**YOUR GOAL**
Exactly reproduce the lines from the top of the entries below through the line containing "(0,0) rectangle (1029,1317);", with both ends included.

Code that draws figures

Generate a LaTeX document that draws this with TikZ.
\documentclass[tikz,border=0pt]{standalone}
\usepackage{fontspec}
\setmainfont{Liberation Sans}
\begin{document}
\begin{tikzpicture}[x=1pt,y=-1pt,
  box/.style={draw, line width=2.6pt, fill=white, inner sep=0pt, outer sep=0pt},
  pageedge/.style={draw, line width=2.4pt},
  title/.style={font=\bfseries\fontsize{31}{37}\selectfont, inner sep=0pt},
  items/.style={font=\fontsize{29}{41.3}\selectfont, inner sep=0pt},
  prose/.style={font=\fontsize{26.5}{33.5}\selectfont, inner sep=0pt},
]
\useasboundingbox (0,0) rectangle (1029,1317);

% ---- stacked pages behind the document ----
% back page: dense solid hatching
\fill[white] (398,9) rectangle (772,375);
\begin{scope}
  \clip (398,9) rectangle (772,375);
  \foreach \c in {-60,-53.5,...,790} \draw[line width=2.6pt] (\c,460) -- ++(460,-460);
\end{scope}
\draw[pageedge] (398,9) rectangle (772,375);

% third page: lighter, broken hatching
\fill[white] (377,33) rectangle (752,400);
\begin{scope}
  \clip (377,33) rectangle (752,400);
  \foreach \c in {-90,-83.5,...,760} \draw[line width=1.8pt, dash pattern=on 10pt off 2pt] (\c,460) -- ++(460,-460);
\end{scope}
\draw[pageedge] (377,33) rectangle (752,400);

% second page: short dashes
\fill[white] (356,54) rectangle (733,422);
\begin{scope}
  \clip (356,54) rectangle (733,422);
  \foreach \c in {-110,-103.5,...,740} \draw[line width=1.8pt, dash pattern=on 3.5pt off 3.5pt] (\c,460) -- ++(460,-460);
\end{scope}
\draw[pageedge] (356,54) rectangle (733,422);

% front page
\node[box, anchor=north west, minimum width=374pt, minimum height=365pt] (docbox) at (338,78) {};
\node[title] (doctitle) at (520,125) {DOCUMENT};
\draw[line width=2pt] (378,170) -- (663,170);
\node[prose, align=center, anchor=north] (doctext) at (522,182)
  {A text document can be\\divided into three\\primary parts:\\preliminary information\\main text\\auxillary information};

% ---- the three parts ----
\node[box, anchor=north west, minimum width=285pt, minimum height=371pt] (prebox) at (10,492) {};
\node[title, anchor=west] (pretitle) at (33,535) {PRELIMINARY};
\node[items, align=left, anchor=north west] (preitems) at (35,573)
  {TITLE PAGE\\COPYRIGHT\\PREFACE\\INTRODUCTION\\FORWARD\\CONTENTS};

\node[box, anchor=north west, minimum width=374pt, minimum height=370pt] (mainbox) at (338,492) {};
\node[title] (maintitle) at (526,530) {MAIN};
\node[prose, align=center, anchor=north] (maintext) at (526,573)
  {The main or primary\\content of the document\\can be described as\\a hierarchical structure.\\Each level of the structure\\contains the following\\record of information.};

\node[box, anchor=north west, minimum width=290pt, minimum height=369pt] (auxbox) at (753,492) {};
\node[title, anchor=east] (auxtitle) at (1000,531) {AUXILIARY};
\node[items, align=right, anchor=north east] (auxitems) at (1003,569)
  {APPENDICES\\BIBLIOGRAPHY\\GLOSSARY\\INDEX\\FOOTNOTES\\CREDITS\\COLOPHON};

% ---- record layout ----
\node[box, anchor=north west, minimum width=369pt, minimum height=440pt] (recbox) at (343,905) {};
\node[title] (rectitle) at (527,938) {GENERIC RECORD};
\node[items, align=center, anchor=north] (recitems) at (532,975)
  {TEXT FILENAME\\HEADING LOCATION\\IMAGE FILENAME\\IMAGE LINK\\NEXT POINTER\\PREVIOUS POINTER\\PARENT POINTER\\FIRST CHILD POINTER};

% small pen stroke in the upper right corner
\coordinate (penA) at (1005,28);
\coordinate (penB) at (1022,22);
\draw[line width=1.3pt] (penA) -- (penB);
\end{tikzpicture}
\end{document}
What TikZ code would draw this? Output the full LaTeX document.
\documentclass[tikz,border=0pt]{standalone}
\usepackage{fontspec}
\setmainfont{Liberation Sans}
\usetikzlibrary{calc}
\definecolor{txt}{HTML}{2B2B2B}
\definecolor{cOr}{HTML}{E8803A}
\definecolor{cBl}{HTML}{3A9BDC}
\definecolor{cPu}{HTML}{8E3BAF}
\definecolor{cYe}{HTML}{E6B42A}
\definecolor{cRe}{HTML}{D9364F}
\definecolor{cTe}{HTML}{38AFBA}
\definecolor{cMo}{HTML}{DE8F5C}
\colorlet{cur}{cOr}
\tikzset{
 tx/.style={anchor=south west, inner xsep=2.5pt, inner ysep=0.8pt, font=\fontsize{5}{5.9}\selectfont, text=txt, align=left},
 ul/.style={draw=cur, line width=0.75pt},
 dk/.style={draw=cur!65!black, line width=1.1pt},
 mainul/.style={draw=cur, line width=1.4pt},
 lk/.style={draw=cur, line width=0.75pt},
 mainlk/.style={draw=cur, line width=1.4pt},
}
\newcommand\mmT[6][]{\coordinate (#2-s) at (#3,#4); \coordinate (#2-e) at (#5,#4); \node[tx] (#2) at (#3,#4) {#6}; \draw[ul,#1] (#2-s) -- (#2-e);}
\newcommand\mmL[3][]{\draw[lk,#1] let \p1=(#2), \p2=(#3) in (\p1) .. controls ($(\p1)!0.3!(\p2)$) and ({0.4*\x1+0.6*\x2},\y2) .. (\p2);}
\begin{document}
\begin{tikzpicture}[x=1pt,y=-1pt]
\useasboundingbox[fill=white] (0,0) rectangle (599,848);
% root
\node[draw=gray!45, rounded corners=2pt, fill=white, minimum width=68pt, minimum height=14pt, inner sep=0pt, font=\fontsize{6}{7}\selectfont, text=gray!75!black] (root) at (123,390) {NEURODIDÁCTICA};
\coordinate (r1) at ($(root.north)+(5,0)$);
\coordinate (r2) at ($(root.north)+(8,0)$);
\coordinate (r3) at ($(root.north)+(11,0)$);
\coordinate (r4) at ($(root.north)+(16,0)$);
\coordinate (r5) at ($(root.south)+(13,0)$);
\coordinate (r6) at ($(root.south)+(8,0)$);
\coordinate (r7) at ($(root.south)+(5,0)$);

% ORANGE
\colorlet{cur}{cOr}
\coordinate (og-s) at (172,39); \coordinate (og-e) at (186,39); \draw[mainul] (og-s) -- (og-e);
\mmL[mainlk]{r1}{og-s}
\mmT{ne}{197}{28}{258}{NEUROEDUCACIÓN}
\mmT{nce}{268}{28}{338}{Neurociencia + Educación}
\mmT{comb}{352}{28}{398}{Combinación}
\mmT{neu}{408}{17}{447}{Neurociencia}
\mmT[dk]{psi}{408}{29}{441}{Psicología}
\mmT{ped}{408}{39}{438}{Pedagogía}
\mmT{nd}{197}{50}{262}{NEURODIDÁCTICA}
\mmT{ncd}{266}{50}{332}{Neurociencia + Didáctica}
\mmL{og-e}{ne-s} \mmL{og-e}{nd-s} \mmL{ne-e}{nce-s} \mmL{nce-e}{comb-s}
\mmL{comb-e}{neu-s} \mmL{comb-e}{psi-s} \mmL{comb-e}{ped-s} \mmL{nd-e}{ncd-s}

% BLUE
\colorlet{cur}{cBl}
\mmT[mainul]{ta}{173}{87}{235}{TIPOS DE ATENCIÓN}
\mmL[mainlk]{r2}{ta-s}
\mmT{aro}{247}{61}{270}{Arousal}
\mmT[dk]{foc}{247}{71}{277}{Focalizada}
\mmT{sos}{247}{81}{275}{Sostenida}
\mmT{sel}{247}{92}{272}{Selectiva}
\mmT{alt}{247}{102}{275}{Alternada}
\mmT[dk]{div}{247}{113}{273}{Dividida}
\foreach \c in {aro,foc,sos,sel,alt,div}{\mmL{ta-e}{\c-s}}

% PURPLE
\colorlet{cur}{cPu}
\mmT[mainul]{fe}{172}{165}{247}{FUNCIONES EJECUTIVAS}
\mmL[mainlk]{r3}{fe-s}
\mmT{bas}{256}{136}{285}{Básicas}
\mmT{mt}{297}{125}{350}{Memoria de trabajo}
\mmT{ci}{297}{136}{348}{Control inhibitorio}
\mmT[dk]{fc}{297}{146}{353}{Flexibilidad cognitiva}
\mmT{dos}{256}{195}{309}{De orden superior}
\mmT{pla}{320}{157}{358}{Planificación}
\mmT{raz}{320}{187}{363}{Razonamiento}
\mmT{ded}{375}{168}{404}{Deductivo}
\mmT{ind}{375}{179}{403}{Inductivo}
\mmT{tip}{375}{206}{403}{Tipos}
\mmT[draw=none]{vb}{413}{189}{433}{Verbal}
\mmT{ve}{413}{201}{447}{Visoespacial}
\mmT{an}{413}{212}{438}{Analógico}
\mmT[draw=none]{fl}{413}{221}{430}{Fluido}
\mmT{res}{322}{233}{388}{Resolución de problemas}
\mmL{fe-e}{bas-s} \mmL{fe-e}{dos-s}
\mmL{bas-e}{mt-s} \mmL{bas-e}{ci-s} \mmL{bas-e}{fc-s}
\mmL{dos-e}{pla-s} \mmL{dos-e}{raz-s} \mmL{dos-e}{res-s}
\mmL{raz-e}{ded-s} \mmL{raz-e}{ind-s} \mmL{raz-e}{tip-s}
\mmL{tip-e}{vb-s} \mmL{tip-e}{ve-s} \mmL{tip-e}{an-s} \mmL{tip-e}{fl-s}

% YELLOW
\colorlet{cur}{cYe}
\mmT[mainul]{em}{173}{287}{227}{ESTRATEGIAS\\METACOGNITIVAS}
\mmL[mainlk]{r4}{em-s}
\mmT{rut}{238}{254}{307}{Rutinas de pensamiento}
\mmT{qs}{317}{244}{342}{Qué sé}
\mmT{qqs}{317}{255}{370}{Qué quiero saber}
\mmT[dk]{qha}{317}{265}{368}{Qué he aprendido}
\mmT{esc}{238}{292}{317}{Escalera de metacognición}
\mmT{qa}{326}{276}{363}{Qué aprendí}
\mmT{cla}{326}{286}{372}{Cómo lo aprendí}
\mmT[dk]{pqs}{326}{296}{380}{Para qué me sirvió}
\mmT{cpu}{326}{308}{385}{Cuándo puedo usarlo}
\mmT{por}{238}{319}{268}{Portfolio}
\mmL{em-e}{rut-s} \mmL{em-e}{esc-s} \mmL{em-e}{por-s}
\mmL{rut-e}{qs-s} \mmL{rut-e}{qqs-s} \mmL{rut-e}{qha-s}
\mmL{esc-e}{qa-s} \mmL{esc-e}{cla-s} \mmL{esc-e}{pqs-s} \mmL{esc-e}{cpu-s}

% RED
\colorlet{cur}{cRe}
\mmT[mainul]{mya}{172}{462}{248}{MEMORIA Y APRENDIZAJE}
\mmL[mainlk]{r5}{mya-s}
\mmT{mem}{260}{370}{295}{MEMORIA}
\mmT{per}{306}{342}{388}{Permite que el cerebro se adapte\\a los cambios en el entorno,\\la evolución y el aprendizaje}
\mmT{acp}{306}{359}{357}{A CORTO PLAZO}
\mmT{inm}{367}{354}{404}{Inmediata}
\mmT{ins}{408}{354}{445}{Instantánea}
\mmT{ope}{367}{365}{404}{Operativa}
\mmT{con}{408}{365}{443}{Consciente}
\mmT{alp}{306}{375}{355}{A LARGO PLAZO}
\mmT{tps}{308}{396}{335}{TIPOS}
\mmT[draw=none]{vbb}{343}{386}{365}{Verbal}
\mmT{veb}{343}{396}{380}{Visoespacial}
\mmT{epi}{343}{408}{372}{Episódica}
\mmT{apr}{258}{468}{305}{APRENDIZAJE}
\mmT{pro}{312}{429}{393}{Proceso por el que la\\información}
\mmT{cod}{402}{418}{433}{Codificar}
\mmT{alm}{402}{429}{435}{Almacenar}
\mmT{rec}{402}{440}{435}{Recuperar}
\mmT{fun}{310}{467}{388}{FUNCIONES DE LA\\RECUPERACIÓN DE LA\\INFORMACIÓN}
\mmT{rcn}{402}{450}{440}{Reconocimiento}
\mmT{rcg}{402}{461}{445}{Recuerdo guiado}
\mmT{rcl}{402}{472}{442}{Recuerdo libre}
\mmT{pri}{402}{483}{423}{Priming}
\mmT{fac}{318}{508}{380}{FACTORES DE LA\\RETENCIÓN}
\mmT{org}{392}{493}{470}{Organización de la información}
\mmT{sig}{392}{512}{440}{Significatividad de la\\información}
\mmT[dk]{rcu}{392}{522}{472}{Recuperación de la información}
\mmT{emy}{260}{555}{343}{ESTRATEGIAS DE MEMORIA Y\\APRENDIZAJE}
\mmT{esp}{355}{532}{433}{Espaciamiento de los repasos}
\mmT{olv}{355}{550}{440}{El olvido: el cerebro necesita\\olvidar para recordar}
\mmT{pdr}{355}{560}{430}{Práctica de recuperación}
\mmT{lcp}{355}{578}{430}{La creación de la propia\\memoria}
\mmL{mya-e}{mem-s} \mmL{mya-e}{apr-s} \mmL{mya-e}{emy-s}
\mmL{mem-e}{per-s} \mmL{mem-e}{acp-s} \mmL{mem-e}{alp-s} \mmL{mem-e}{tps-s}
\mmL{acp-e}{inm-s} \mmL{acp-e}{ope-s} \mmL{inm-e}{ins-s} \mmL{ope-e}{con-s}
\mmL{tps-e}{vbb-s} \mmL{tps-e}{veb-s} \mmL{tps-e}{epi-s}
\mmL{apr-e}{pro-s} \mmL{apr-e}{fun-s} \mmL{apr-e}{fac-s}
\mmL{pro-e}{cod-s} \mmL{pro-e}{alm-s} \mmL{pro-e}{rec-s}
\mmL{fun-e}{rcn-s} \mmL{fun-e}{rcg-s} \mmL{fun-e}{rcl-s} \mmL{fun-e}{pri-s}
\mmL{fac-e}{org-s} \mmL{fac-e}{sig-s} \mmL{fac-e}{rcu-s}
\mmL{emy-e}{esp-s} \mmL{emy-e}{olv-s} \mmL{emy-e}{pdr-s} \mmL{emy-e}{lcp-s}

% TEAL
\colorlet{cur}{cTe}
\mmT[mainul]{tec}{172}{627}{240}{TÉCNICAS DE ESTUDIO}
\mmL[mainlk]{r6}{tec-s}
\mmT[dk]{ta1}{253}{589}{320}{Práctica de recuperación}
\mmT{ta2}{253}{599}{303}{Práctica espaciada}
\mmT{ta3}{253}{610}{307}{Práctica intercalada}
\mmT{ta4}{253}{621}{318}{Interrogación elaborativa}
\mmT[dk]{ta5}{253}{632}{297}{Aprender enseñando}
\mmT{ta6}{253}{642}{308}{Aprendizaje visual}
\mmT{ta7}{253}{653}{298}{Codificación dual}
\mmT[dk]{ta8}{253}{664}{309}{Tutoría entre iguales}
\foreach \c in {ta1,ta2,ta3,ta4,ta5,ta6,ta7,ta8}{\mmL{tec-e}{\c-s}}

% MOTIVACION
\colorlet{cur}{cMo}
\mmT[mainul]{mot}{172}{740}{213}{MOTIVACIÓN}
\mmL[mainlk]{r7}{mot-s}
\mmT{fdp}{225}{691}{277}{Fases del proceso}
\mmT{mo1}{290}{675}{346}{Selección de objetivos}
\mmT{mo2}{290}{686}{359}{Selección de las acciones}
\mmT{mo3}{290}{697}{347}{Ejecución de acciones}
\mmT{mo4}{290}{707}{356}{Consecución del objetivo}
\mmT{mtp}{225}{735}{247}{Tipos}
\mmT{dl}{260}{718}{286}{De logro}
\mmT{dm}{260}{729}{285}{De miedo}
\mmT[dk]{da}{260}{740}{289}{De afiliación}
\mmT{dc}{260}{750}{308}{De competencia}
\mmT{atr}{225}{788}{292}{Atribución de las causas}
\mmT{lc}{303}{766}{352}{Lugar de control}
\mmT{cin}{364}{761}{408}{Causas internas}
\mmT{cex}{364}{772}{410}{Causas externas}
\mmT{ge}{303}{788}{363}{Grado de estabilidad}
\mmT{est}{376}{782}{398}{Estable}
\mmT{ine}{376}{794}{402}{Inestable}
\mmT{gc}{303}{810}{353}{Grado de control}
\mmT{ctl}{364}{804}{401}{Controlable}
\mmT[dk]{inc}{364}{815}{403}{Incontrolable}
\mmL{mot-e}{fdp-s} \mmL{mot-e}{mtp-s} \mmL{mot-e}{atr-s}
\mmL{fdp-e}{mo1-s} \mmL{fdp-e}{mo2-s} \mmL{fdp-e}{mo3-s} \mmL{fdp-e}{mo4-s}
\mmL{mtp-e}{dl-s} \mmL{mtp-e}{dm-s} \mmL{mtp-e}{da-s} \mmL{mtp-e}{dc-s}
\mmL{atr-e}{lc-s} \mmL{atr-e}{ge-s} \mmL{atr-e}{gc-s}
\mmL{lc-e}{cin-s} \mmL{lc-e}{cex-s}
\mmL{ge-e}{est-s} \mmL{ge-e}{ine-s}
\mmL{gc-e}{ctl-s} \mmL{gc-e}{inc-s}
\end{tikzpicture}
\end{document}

**SOLUTION TO THIS TASK**
Generate a LaTeX document that draws this with TikZ.
\documentclass[tikz,border=0pt]{standalone}
\usepackage{fontspec}
\setmainfont{Liberation Sans}
\begin{document}
\begin{tikzpicture}[x=1pt,y=-1pt,
  box/.style={draw, line width=2.6pt, fill=white, inner sep=0pt, outer sep=0pt},
  pageedge/.style={draw, line width=2.4pt},
  title/.style={font=\bfseries\fontsize{31}{37}\selectfont, inner sep=0pt},
  items/.style={font=\fontsize{29}{41.3}\selectfont, inner sep=0pt},
  prose/.style={font=\fontsize{26.5}{33.5}\selectfont, inner sep=0pt},
]
\useasboundingbox (0,0) rectangle (1029,1317);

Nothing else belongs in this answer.